In 1945 the vacant parsonage was furnished by the Ladies Aid for their monthly meetings.  An acre of crops known as “Gods Acre” culminated in an annual Harvest Home Celebration each fall in the late 1940s.  In 1949-50, the church was wired for electricity for the first time. During the summer of 1952, the church was painted and the young people raised money for it by placing banks in the congregation’s homes and collecting the money every month or so.  Lightning struck the church during the morning service that year and the insurance company replaced the chimney and electrical wiring. 

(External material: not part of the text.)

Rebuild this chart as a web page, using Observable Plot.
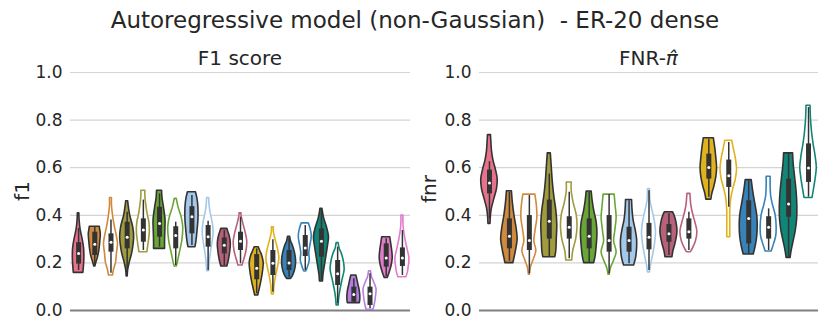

In 1953 the parsonage was sold for $1100 and moved 1 mile east and a mile south. The house still stands now vacant for several years.  When the school closed in 1952, the church struggled through the year; even so, a revival meeting in September was well attending thanks to support from the congregation of the Blue Springs church.  In 1954 the church was closed and the congregation moved to BS.  The church was later sold for materials and torn down.

My Dad, Robert Morris, appears on the board of trustees in the last years of Zion’s service to the community.  When it closed he joined the members of the Blue Springs church and his membership spanned 80 years.




1882-1942

The United Brethren Church was located on the corner north 
of the Johnson Cabin Museum 
 in the Blue Springs Park

The United Brethren in Christ was established in Nebraska in the 1870s.  In March of 1880 the Blue Springs Mission was designated as the west ½ of the Otoe Reservation, the name was later changed to the Otoe Reserve Mission.  The Zion United Brethren Church six miles south of Wymore was dedicated in January 1893.  This building was built in 1882 at a cost of $1500.  The church work was discontinued in 1942 and the properties were later sold. The Church of the United Brethren in Christ and the Evangelical Church merged in November of 1946 to become the Evangelical United Brethren Church.

The church records (births, marriages, baptisms and minutes) for both the Ebenezer Evangelical Church and Zion Evangelical Church are available to view at the Wymore Public Library in the Heritage Room (by request).  The EUB Blue Springs book dates only through the 1930s but the Zion book dates from 1900 until it closed in 1954.

In April of 1968, the Ebenezer Evangelical Church consolidated with the Methodist Church to form the United Methodist Church and its congregation honors the building’s historic past and continues its tireless work in our community.